┏━━
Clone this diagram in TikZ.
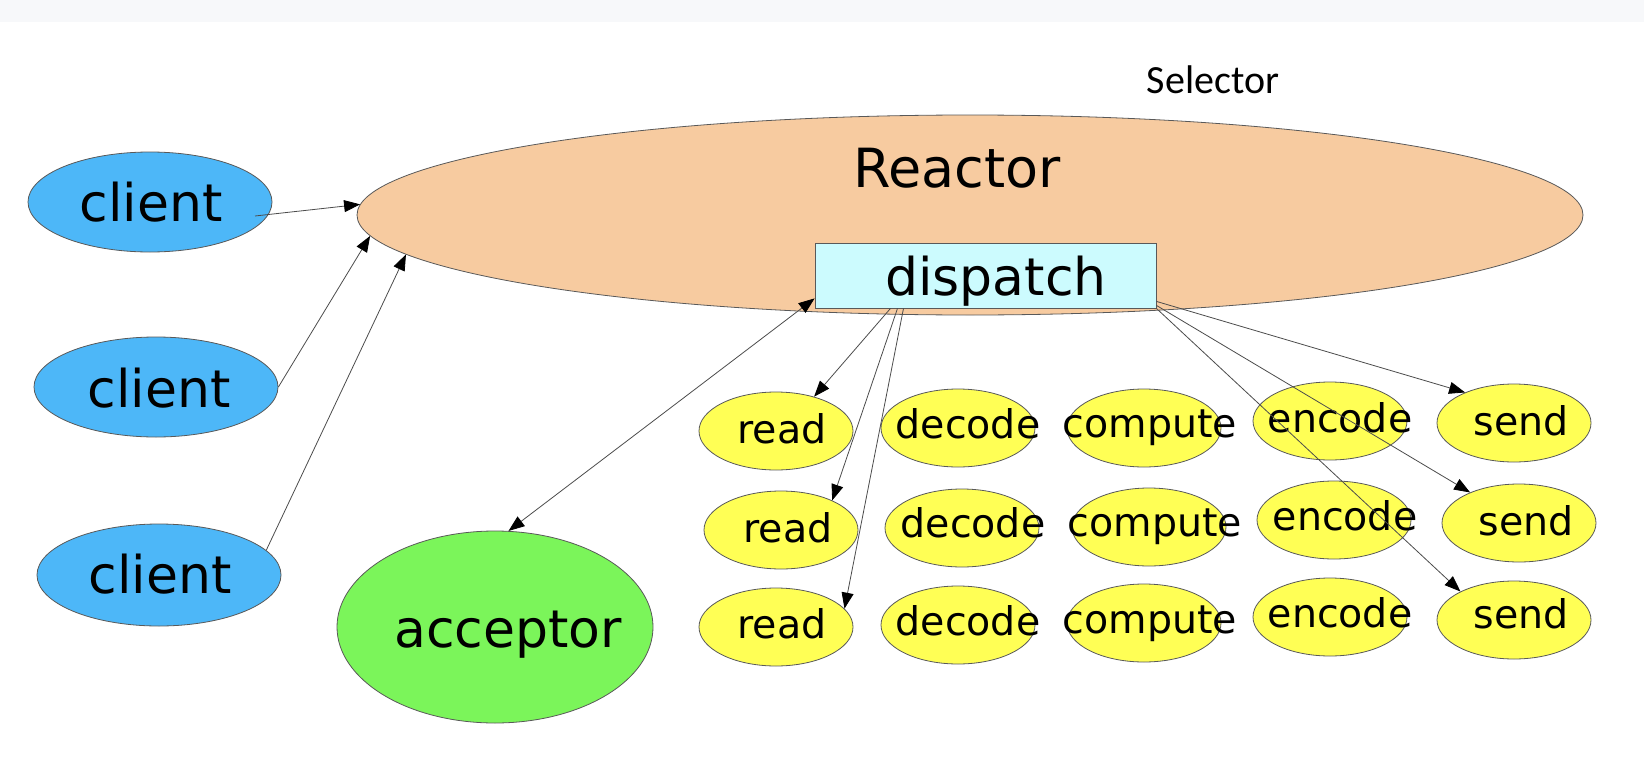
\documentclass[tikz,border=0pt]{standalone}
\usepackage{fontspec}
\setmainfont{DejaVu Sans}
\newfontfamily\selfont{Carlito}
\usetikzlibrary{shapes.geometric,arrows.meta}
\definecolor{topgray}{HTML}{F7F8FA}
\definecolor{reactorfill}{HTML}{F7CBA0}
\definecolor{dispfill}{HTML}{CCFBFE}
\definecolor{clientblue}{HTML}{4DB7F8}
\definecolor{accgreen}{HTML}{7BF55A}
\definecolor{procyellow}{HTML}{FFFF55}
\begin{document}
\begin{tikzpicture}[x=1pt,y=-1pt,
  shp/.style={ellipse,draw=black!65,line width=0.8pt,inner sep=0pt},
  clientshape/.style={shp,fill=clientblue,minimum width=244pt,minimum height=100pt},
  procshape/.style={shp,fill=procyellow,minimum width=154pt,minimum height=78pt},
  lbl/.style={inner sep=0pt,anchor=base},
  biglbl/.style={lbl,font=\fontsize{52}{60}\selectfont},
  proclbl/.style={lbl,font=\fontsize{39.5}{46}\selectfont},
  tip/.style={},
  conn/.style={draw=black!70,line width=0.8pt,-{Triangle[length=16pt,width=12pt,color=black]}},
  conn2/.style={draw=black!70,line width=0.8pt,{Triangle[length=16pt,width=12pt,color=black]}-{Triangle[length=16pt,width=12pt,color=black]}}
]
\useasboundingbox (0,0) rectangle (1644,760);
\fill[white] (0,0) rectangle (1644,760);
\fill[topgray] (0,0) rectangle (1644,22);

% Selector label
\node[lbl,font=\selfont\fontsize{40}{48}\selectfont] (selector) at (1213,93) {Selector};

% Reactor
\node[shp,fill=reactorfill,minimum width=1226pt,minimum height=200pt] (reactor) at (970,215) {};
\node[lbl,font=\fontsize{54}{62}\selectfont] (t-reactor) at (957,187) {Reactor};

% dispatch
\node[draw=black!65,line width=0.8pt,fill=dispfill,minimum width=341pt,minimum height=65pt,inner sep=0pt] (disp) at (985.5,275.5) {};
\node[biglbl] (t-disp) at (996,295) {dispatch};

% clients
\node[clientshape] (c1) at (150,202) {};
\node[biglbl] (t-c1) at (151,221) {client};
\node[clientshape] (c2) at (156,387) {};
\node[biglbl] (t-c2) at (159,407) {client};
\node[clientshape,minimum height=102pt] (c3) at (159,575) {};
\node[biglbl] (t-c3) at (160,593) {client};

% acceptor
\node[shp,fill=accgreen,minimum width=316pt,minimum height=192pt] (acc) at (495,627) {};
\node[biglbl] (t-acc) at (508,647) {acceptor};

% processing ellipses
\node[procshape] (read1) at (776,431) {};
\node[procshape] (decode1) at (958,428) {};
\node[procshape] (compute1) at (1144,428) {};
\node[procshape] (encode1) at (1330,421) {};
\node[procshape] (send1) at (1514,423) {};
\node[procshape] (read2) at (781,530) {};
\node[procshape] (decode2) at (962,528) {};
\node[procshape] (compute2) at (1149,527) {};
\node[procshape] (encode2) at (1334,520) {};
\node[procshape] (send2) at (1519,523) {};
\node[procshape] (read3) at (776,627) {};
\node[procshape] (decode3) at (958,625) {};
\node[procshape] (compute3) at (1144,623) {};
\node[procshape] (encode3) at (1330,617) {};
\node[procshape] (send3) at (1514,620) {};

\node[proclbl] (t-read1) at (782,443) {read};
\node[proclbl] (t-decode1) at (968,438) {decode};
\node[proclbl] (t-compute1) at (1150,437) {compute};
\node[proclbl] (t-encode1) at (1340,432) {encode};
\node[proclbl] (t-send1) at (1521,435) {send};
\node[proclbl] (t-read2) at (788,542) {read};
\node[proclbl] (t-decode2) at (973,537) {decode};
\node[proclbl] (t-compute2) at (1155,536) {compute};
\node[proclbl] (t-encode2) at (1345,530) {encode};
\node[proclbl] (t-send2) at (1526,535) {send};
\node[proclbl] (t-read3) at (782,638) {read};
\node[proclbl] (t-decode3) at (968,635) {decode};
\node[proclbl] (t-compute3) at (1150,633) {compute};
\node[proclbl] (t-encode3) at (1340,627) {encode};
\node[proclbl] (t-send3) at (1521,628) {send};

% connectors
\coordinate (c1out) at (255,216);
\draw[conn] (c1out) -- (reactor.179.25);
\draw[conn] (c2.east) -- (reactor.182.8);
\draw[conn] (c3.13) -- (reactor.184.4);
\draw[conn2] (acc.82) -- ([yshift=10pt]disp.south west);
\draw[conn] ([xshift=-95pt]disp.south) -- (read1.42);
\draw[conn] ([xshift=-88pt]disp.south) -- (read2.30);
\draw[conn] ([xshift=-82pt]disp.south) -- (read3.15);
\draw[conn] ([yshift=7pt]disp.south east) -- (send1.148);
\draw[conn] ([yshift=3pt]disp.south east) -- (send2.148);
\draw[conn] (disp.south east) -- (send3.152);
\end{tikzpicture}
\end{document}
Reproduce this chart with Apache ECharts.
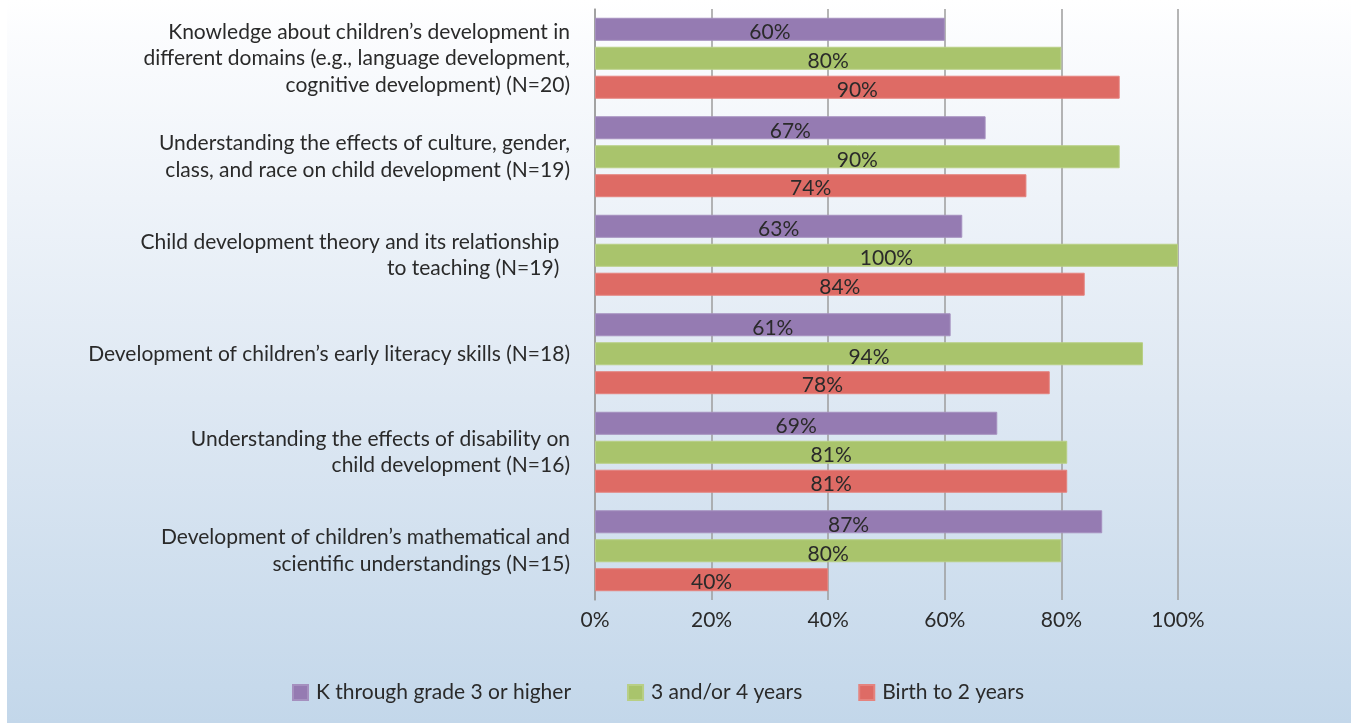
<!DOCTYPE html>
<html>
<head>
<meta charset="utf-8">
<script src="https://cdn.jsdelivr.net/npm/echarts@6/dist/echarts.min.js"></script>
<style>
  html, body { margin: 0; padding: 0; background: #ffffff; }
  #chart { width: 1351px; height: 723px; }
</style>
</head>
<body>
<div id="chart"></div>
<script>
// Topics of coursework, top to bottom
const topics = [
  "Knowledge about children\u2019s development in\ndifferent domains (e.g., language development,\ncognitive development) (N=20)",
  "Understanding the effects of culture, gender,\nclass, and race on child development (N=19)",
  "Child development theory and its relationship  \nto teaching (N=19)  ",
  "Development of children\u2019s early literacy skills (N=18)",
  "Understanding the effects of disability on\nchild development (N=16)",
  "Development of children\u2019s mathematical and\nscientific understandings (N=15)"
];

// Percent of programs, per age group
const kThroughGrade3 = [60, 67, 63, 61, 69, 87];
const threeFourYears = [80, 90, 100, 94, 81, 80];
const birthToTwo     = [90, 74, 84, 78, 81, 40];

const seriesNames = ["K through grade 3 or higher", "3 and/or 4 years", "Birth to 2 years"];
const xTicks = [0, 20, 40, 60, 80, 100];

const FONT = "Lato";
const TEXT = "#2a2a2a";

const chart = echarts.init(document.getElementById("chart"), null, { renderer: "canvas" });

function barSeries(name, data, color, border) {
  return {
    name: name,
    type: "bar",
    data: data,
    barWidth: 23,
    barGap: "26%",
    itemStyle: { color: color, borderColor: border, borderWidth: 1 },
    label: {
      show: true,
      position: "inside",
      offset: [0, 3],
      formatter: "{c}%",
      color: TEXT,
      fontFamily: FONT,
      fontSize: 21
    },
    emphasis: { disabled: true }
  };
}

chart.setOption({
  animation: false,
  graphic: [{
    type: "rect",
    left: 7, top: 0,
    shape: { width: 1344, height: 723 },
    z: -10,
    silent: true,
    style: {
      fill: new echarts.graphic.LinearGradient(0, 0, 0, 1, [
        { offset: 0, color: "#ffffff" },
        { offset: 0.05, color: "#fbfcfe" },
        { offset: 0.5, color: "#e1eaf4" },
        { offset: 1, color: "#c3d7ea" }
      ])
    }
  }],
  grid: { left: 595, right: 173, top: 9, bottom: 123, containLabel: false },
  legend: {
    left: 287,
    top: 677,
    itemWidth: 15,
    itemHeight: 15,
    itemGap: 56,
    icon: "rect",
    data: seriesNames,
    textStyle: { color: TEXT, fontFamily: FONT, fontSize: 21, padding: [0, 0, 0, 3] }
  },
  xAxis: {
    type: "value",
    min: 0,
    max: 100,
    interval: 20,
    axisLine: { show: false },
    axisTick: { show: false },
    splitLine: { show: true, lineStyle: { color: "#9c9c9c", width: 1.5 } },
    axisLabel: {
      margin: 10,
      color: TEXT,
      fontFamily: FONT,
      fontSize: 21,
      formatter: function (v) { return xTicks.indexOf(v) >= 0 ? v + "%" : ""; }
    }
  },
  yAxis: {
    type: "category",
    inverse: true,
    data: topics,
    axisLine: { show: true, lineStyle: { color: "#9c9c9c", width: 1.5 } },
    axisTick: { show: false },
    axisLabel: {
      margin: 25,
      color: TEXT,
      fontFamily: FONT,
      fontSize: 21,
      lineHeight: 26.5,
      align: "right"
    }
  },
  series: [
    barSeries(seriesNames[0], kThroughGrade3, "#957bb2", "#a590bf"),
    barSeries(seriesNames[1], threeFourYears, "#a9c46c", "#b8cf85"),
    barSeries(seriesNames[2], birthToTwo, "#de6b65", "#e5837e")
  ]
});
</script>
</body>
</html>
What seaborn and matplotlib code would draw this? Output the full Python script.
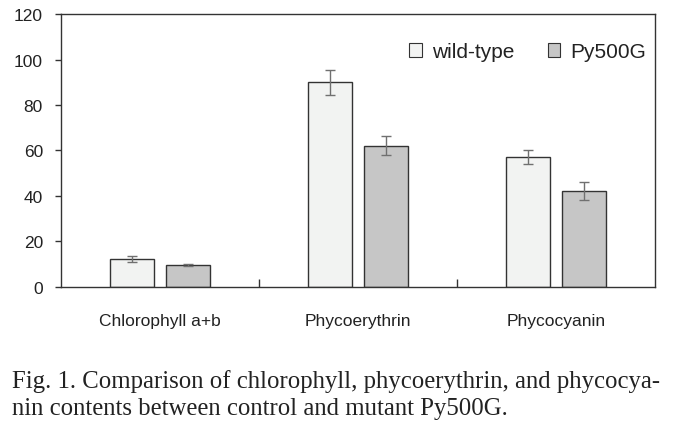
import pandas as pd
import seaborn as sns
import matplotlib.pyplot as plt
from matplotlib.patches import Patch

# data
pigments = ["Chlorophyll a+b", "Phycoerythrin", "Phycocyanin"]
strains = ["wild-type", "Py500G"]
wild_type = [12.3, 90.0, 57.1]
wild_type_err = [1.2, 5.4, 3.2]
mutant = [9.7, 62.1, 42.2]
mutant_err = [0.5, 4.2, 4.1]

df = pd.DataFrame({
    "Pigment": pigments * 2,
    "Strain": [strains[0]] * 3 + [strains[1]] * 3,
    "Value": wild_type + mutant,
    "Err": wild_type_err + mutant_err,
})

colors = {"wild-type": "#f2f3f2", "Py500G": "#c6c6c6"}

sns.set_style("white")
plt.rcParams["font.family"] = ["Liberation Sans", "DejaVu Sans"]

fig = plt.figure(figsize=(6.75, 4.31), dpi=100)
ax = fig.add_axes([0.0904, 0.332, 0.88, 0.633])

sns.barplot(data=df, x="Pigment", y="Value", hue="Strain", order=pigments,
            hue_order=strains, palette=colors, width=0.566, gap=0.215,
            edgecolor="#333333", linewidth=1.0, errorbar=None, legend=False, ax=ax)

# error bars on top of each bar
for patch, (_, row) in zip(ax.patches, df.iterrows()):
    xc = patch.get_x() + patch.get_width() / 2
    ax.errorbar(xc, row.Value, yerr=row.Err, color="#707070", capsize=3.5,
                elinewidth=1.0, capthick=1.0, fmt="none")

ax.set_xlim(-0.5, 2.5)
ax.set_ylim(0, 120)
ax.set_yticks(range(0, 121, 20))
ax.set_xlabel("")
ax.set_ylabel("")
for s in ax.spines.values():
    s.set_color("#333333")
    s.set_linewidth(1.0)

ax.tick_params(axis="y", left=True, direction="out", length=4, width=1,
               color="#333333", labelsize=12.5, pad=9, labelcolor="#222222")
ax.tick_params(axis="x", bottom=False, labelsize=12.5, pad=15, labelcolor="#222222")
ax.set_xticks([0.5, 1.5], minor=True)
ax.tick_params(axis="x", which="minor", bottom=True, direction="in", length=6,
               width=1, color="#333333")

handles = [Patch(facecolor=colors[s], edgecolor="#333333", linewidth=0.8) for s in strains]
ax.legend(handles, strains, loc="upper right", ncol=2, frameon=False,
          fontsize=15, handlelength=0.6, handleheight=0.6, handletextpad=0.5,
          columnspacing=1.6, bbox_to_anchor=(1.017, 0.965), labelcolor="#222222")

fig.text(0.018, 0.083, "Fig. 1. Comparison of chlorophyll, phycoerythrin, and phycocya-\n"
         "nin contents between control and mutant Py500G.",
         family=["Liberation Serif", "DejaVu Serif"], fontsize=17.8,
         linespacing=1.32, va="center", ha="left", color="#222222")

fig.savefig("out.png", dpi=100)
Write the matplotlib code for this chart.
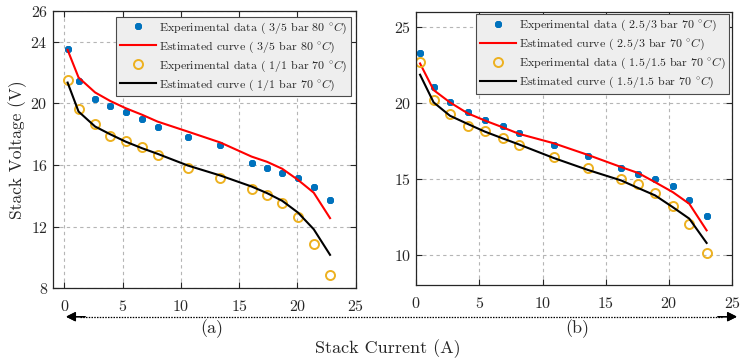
┗━━
## [Written instruction]
Please quote the lines of the material, beginning with the first and ending with the one that contains "(t-acc) at (508,647)", exactly as written and without any pictures.

## [Task result]
Clone this diagram in TikZ.
\documentclass[tikz,border=0pt]{standalone}
\usepackage{fontspec}
\setmainfont{DejaVu Sans}
\newfontfamily\selfont{Carlito}
\usetikzlibrary{shapes.geometric,arrows.meta}
\definecolor{topgray}{HTML}{F7F8FA}
\definecolor{reactorfill}{HTML}{F7CBA0}
\definecolor{dispfill}{HTML}{CCFBFE}
\definecolor{clientblue}{HTML}{4DB7F8}
\definecolor{accgreen}{HTML}{7BF55A}
\definecolor{procyellow}{HTML}{FFFF55}
\begin{document}
\begin{tikzpicture}[x=1pt,y=-1pt,
  shp/.style={ellipse,draw=black!65,line width=0.8pt,inner sep=0pt},
  clientshape/.style={shp,fill=clientblue,minimum width=244pt,minimum height=100pt},
  procshape/.style={shp,fill=procyellow,minimum width=154pt,minimum height=78pt},
  lbl/.style={inner sep=0pt,anchor=base},
  biglbl/.style={lbl,font=\fontsize{52}{60}\selectfont},
  proclbl/.style={lbl,font=\fontsize{39.5}{46}\selectfont},
  tip/.style={},
  conn/.style={draw=black!70,line width=0.8pt,-{Triangle[length=16pt,width=12pt,color=black]}},
  conn2/.style={draw=black!70,line width=0.8pt,{Triangle[length=16pt,width=12pt,color=black]}-{Triangle[length=16pt,width=12pt,color=black]}}
]
\useasboundingbox (0,0) rectangle (1644,760);
\fill[white] (0,0) rectangle (1644,760);
\fill[topgray] (0,0) rectangle (1644,22);

% Selector label
\node[lbl,font=\selfont\fontsize{40}{48}\selectfont] (selector) at (1213,93) {Selector};

% Reactor
\node[shp,fill=reactorfill,minimum width=1226pt,minimum height=200pt] (reactor) at (970,215) {};
\node[lbl,font=\fontsize{54}{62}\selectfont] (t-reactor) at (957,187) {Reactor};

% dispatch
\node[draw=black!65,line width=0.8pt,fill=dispfill,minimum width=341pt,minimum height=65pt,inner sep=0pt] (disp) at (985.5,275.5) {};
\node[biglbl] (t-disp) at (996,295) {dispatch};

% clients
\node[clientshape] (c1) at (150,202) {};
\node[biglbl] (t-c1) at (151,221) {client};
\node[clientshape] (c2) at (156,387) {};
\node[biglbl] (t-c2) at (159,407) {client};
\node[clientshape,minimum height=102pt] (c3) at (159,575) {};
\node[biglbl] (t-c3) at (160,593) {client};

% acceptor
\node[shp,fill=accgreen,minimum width=316pt,minimum height=192pt] (acc) at (495,627) {};
\node[biglbl] (t-acc) at (508,647) {acceptor};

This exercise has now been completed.